Task statement = Only the lines from the line that has "Recreate this image" through the line that has "eu_I = [2.60, 0.82, 0.28, 0.13]" should be reproduced, exactly and with both ends kept.

(Entries with chart source code)
⟨

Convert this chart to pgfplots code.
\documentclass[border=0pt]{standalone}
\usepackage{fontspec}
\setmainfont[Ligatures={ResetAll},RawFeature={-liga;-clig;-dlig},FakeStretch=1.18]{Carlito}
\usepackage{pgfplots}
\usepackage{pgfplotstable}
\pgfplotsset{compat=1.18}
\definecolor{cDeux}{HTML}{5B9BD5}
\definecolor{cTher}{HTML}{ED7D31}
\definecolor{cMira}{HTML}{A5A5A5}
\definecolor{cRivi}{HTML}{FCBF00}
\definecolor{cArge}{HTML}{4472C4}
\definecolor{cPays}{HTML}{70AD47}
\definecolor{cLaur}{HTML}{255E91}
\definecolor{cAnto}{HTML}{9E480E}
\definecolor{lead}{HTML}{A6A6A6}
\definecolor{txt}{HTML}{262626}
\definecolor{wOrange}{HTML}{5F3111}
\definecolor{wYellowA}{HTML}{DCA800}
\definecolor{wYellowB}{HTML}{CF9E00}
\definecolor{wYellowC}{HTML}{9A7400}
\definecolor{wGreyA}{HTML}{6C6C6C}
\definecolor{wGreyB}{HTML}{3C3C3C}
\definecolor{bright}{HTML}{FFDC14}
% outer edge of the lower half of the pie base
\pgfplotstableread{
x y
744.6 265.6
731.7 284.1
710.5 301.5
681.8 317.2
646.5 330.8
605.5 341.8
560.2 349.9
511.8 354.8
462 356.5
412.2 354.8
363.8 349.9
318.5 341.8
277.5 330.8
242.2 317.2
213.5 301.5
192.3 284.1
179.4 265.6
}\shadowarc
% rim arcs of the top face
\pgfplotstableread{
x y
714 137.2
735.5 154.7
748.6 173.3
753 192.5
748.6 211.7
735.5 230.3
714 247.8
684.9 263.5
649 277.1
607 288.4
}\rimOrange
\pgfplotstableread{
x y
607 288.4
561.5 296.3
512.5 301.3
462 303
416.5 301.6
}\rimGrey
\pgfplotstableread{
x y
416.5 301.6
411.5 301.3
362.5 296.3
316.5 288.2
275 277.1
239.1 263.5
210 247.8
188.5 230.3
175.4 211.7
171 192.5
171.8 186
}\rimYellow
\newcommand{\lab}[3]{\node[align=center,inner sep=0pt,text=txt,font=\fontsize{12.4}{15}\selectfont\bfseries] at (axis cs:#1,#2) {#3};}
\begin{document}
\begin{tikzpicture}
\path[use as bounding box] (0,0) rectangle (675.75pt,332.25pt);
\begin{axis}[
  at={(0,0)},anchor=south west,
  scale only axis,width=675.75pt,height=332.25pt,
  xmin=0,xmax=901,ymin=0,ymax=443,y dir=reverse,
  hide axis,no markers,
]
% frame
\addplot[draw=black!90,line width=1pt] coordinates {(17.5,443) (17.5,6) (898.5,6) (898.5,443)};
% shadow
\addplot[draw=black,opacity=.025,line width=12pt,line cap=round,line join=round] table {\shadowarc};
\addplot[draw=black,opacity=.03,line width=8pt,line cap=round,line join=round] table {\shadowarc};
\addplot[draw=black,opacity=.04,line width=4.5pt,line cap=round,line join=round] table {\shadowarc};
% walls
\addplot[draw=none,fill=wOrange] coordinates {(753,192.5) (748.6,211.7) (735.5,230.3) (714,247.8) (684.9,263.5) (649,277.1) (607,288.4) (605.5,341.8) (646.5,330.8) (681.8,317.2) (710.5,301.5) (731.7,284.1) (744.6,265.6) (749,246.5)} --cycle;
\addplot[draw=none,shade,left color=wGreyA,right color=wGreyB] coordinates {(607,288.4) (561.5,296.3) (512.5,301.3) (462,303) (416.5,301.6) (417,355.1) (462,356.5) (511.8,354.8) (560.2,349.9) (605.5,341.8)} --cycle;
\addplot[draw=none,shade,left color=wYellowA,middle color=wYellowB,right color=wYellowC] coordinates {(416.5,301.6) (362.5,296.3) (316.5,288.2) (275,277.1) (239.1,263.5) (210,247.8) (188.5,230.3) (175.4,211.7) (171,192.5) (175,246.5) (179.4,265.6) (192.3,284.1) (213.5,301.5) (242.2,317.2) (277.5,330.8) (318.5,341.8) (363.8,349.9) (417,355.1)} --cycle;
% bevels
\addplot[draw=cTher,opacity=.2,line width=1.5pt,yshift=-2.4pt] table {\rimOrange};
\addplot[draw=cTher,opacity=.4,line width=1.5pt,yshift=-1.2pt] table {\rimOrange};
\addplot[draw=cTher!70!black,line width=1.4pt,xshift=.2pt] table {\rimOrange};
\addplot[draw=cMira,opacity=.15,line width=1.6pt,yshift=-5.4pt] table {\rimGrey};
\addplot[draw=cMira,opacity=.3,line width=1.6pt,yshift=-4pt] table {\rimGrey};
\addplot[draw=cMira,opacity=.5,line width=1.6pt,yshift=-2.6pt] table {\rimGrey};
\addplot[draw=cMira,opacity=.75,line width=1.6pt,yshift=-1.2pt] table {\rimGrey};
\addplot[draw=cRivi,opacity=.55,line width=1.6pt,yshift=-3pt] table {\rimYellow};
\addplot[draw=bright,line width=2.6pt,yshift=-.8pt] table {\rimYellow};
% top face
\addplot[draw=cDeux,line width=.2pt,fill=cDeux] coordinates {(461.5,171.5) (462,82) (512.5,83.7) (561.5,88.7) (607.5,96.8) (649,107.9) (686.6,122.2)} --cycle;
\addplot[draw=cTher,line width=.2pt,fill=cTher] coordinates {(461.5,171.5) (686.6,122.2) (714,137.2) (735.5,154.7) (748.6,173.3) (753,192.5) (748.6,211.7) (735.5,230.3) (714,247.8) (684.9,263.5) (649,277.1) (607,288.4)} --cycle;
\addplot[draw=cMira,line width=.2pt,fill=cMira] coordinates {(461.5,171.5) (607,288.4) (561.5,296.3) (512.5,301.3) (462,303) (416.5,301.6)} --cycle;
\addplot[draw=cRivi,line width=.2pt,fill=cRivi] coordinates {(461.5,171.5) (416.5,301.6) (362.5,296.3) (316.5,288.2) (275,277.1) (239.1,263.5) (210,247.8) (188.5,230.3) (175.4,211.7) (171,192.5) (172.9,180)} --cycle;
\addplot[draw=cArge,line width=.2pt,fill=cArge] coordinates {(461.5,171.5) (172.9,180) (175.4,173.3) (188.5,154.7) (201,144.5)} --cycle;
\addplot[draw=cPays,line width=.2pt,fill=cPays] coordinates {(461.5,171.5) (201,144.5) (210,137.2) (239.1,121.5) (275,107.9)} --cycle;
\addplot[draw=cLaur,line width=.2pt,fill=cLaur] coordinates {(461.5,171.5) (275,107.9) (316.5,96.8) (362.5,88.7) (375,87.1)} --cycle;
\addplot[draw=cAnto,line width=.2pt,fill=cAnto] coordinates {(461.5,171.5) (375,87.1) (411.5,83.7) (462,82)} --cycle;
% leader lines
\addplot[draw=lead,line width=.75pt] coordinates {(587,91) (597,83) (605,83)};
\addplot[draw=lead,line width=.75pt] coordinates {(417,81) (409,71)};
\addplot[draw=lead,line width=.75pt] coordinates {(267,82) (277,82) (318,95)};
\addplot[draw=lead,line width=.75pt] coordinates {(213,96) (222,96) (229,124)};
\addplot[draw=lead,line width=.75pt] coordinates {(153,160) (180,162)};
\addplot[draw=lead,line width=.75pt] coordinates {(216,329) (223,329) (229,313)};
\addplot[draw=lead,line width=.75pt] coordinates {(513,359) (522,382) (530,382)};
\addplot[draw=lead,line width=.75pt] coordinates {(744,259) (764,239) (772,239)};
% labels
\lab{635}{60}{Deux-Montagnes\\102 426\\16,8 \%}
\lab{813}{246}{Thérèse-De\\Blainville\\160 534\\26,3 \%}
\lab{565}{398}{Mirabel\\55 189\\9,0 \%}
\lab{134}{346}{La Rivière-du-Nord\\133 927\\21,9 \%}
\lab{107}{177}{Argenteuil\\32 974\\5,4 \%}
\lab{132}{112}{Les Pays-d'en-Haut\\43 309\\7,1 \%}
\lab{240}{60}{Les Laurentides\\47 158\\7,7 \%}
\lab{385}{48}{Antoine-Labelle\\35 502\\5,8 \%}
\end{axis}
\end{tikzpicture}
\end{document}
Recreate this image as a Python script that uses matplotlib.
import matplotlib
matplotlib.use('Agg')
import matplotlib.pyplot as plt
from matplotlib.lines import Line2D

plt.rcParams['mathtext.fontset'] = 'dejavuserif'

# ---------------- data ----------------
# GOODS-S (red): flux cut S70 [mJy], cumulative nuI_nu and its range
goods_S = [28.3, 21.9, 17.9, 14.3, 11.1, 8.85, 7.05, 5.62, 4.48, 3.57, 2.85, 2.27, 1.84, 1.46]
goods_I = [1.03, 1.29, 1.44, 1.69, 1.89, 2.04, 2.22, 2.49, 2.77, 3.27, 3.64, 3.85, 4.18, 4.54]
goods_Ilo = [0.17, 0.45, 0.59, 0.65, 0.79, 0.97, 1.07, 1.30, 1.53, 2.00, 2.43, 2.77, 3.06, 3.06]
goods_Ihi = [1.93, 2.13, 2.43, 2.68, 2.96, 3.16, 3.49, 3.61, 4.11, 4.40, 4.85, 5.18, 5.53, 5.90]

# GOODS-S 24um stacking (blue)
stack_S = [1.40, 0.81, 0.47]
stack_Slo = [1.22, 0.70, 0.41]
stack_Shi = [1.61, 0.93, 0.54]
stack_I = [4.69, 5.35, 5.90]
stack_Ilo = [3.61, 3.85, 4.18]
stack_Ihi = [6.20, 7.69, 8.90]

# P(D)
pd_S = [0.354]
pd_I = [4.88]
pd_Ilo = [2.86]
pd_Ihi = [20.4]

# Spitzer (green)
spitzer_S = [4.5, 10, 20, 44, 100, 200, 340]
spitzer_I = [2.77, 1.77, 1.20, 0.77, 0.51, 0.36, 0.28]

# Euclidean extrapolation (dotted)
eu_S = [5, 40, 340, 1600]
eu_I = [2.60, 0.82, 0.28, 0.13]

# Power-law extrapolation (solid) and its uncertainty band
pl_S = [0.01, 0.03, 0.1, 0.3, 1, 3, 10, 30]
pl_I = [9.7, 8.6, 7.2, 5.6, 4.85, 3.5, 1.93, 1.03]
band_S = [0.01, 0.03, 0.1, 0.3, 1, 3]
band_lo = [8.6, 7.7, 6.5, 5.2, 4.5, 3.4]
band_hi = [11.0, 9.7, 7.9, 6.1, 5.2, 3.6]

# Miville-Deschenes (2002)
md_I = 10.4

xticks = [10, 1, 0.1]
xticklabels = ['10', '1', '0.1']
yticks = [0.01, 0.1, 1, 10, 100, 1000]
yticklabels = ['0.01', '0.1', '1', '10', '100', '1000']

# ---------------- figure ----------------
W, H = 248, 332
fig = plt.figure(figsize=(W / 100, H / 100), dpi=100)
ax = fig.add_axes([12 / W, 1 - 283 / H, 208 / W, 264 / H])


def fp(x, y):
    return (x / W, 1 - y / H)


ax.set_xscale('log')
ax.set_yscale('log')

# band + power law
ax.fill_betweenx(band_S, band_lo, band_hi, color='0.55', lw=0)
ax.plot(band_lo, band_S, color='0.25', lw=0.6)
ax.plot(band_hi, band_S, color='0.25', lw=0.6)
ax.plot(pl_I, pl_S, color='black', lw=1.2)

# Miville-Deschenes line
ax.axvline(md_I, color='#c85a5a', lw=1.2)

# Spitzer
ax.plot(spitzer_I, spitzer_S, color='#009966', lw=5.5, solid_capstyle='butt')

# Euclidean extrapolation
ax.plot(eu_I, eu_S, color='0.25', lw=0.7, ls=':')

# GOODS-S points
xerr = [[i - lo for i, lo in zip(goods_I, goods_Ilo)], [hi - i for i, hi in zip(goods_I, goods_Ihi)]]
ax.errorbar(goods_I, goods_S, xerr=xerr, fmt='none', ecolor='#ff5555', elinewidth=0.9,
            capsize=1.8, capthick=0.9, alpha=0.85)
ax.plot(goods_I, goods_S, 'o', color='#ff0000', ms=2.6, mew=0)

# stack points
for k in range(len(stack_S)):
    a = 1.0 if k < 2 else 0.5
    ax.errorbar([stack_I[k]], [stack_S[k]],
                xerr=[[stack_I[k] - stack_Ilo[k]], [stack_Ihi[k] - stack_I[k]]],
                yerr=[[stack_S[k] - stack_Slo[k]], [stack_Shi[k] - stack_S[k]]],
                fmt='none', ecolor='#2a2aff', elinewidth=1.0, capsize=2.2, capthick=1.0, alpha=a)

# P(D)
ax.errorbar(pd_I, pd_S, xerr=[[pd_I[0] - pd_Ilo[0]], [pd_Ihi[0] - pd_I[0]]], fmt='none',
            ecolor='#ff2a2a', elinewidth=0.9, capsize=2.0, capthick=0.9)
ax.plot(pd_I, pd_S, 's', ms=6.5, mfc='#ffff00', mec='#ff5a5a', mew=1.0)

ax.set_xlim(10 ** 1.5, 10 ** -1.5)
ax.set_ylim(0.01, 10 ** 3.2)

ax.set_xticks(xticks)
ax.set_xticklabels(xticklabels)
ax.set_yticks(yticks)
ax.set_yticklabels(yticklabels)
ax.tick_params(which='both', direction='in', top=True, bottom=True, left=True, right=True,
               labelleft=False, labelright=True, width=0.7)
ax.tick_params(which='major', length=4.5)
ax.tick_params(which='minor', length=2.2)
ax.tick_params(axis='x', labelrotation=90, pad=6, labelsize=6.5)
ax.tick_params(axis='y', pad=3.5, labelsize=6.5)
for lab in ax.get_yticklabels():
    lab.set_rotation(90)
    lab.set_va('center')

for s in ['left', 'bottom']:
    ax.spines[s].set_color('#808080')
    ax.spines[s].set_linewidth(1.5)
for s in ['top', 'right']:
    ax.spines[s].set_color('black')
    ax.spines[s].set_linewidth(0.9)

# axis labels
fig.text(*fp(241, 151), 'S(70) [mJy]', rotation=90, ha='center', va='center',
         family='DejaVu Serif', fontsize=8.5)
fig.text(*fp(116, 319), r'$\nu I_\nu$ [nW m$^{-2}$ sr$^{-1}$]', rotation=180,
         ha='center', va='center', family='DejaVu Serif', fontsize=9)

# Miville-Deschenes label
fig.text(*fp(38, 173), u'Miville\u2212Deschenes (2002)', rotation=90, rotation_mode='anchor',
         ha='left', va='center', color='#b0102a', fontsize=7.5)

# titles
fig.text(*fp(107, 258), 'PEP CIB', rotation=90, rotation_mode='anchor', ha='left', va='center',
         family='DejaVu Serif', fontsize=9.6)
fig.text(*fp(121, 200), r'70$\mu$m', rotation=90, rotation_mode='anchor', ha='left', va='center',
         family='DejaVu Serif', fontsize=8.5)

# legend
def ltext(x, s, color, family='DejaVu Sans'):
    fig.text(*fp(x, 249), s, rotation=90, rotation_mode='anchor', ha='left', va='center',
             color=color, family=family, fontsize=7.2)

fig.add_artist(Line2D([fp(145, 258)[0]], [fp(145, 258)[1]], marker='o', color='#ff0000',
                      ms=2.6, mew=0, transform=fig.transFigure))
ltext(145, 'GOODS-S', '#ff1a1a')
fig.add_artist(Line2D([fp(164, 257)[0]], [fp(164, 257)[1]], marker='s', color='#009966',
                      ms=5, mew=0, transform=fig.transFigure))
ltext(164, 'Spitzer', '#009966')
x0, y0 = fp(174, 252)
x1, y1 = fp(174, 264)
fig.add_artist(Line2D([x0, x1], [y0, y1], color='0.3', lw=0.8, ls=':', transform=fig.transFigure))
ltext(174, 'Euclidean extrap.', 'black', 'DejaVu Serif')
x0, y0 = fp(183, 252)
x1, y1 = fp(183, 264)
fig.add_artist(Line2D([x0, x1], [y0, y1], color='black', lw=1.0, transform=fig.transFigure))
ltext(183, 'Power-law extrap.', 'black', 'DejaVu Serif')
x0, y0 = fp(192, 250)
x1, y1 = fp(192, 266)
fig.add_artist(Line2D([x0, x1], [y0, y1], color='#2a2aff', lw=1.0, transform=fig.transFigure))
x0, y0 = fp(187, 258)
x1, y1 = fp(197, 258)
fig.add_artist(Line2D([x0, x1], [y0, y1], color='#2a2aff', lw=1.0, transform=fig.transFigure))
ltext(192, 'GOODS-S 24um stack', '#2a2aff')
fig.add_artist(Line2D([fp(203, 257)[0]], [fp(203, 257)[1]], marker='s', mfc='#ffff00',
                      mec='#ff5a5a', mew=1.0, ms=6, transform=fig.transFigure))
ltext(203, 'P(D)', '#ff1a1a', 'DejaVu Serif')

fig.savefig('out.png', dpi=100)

⟩

Correct result =
Recreate this image as a Python script that uses matplotlib.
import matplotlib
matplotlib.use('Agg')
import matplotlib.pyplot as plt
from matplotlib.lines import Line2D

plt.rcParams['mathtext.fontset'] = 'dejavuserif'

# ---------------- data ----------------
# GOODS-S (red): flux cut S70 [mJy], cumulative nuI_nu and its range
goods_S = [28.3, 21.9, 17.9, 14.3, 11.1, 8.85, 7.05, 5.62, 4.48, 3.57, 2.85, 2.27, 1.84, 1.46]
goods_I = [1.03, 1.29, 1.44, 1.69, 1.89, 2.04, 2.22, 2.49, 2.77, 3.27, 3.64, 3.85, 4.18, 4.54]
goods_Ilo = [0.17, 0.45, 0.59, 0.65, 0.79, 0.97, 1.07, 1.30, 1.53, 2.00, 2.43, 2.77, 3.06, 3.06]
goods_Ihi = [1.93, 2.13, 2.43, 2.68, 2.96, 3.16, 3.49, 3.61, 4.11, 4.40, 4.85, 5.18, 5.53, 5.90]

# GOODS-S 24um stacking (blue)
stack_S = [1.40, 0.81, 0.47]
stack_Slo = [1.22, 0.70, 0.41]
stack_Shi = [1.61, 0.93, 0.54]
stack_I = [4.69, 5.35, 5.90]
stack_Ilo = [3.61, 3.85, 4.18]
stack_Ihi = [6.20, 7.69, 8.90]

# P(D)
pd_S = [0.354]
pd_I = [4.88]
pd_Ilo = [2.86]
pd_Ihi = [20.4]

# Spitzer (green)
spitzer_S = [4.5, 10, 20, 44, 100, 200, 340]
spitzer_I = [2.77, 1.77, 1.20, 0.77, 0.51, 0.36, 0.28]

# Euclidean extrapolation (dotted)
eu_S = [5, 40, 340, 1600]
eu_I = [2.60, 0.82, 0.28, 0.13]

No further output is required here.